Glamorgan have been drawn to play Sussex at Hove, while Somerset, whose acrimonious sacking of Richards in 1986 was followed by a ceremonial burying of the hatchet when the county made him an honorary life member this summer, have a home tie at Taunton against Warwickshire.

Somerset last won this trophy in 1984 when Richards was in his pomp. However, mortality has now caught up with the greatest batsman of his generation, and it will be a 41-year-old with a sparse head of hair and a greying beard who walks out at Lord's on 4 September provided Glamorgan progress beyond only their second semi-final in the 30-year history of the 60-over competition.

Sussex, who last won the NatWest in the year Richards and Joel Garner were sacked, will represent a particularly tough obstacle. They have already seen off the 1991 and 1992 holders, Hampshire and Northamptonshire, and have a nicely balanced side for one-day cricket, captained by one of the best batsmen never to be capped by England, Alan Wells.

However, should Glamorgan and Somerset reach the final, it would also provide an appropriate stage for the Somerset captain, Chris Tavare.
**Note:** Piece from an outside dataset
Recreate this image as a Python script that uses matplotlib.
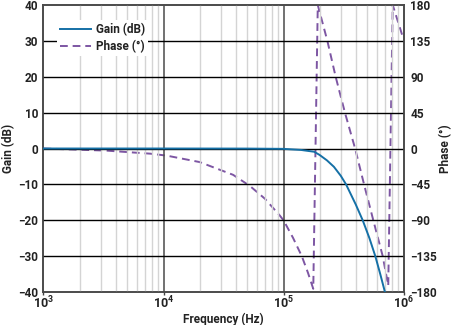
import matplotlib
matplotlib.use("Agg")
import matplotlib.pyplot as plt

plt.rcParams['font.family'] = ['Roboto', 'DejaVu Sans']
plt.rcParams['mathtext.fontset'] = 'custom'
plt.rcParams['mathtext.rm'] = 'Roboto:bold'
plt.rcParams['mathtext.bf'] = 'Roboto:bold'

# Gain response (dB) versus frequency (Hz)
gain_freq = [1e3, 1e4, 5e4, 1e5, 1.4e5, 1.8e5, 2.0e5, 2.3e5, 2.63e5, 3.0e5,
             3.32e5, 4.0e5, 4.57e5, 5.2e5, 5.82e5, 6.4e5, 7.0e5, 7.5e5]
gain_db = [0.0, 0.0, -0.02, -0.1, -0.4, -0.9, -1.8, -3.3, -5.1, -7.6,
           -10.0, -15.6, -20.0, -25.0, -30.0, -35.0, -40.0, -44.0]

# Phase response (degrees), wrapped to +/-180
phase_freq = [1e3, 2e3, 3.4e3, 5e3, 7.8e3, 1.07e4, 2e4, 3.8e4, 5.25e4, 7e4,
              9.3e4, 1e5, 1.2e5, 1.42e5, 1.6e5, 1.77e5, 1.93e5, 2.32e5,
              2.72e5, 3.25e5, 3.95e5, 4.69e5, 5.6e5, 6.71e5, 7.46e5, 8.13e5,
              1e6]
phase_deg = [0, -1.5, -2.7, -4.5, -6.5, -9, -17, -33, -47, -63,
             -84, -90, -112, -135, -156, -176, 180, 135,
             90, 45, 0, -45, -90, -135, -172, 180,
             137]

gain_ticks = [-40, -30, -20, -10, 0, 10, 20, 30, 40]
phase_ticks = [-180, -135, -90, -45, 0, 45, 90, 135, 180]
freq_ticks = [1e3, 1e4, 1e5, 1e6]
freq_labels = [r'$\mathbf{10^{3}}$', r'$\mathbf{10^{4}}$',
               r'$\mathbf{10^{5}}$', r'$\mathbf{10^{6}}$']

gain_color = '#1570a6'
phase_color = '#7d56a3'
label_kw = dict(fontsize=8.5, fontweight='bold', color='#222222')

fig = plt.figure(figsize=(4.54, 3.25), dpi=100)
ax = fig.add_axes([0.0958, 0.1015, 0.793, 0.8831])
ax2 = ax.twinx()

ax.set_xscale('log')
ax.set_xlim(1e3, 1e6)
ax.set_ylim(-40, 40)
ax2.set_ylim(-180, 180)

# Vertical grid: light minor lines, darker decade lines
for dec in [1e3, 1e4, 1e5]:
    for m in range(2, 10):
        ax.axvline(dec * m, color='#d4d4d4', lw=1.0, zorder=0)
for dec in [1e4, 1e5]:
    ax.axvline(dec, color='#4a4a4a', lw=1.1, zorder=0.5)
# Horizontal grid
for g in gain_ticks[1:-1]:
    ax.axhline(g, color='black', lw=1.0, zorder=0.6)

ax.plot(gain_freq, gain_db, color=gain_color, lw=1.4, zorder=3,
        label='Gain (dB)')
ax.plot([], [], color=phase_color, lw=1.4, ls=(0, (4, 2.5)),
        label='Phase (°)')
ax2.plot(phase_freq, phase_deg, color=phase_color, lw=1.4,
         ls=(0, (4, 2.5)), zorder=3)

ax.set_yticks(gain_ticks)
ax.set_yticklabels([f'{v}'.replace('-', '\u2212') for v in gain_ticks],
                   **label_kw)
ax2.set_yticks(phase_ticks)
ax2.set_yticklabels([f'{v}'.replace('-', '\u2212') for v in phase_ticks],
                    **label_kw)
ax.set_xticks(freq_ticks)
ax.set_xticklabels(freq_labels, fontsize=9, color='#222222')
ax.xaxis.set_minor_locator(matplotlib.ticker.NullLocator())

ax.tick_params(axis='y', length=0, pad=4)
ax2.tick_params(axis='y', length=0, pad=5)
ax.tick_params(axis='x', length=2, width=1, color='#444444', pad=0)

ax.set_xlabel('Frequency (Hz)', labelpad=1, **label_kw)
ax.set_ylabel('Gain (dB)', labelpad=2, **label_kw)
ax2.set_ylabel('Phase (°)', labelpad=1, **label_kw)

for a in (ax, ax2):
    for s in a.spines.values():
        s.set_color('#4a4a4a')
        s.set_linewidth(1.2)

ax.set_zorder(ax2.get_zorder() + 1)
ax.patch.set_visible(False)

leg = ax.legend(loc='upper left', bbox_to_anchor=(0.02, 0.97), frameon=True,
                fancybox=False, framealpha=1, facecolor='white',
                edgecolor='none', prop=dict(size=8.5, weight='bold'),
                handlelength=2.6, handletextpad=0.4, borderpad=0.3,
                labelspacing=0.3)
for t in leg.get_texts():
    t.set_color('#222222')

fig.savefig('out.png', dpi=100)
Never one to hog the headlines, unless it was for the sort of batting that rendered spectators comatose, Tavare not untypically announced his own retirement at the same time as Botham, which inevitably got a brief mention just above the dog results.

Tavare, one of the most astute captains, will have to get past Warwickshire who have reached the semi-finals for the past three years and who won the competition in 1989 when N M K Smith, son of M J K, settled the game with a final-over six off Simon Hughes, of Middlesex.

NATWEST TROPHY SEMI-FINAL DRAW: Sussex v Glamorgan (at Hove); Somerset v Warwickshire (at Taunton). Ties to be played 10 August.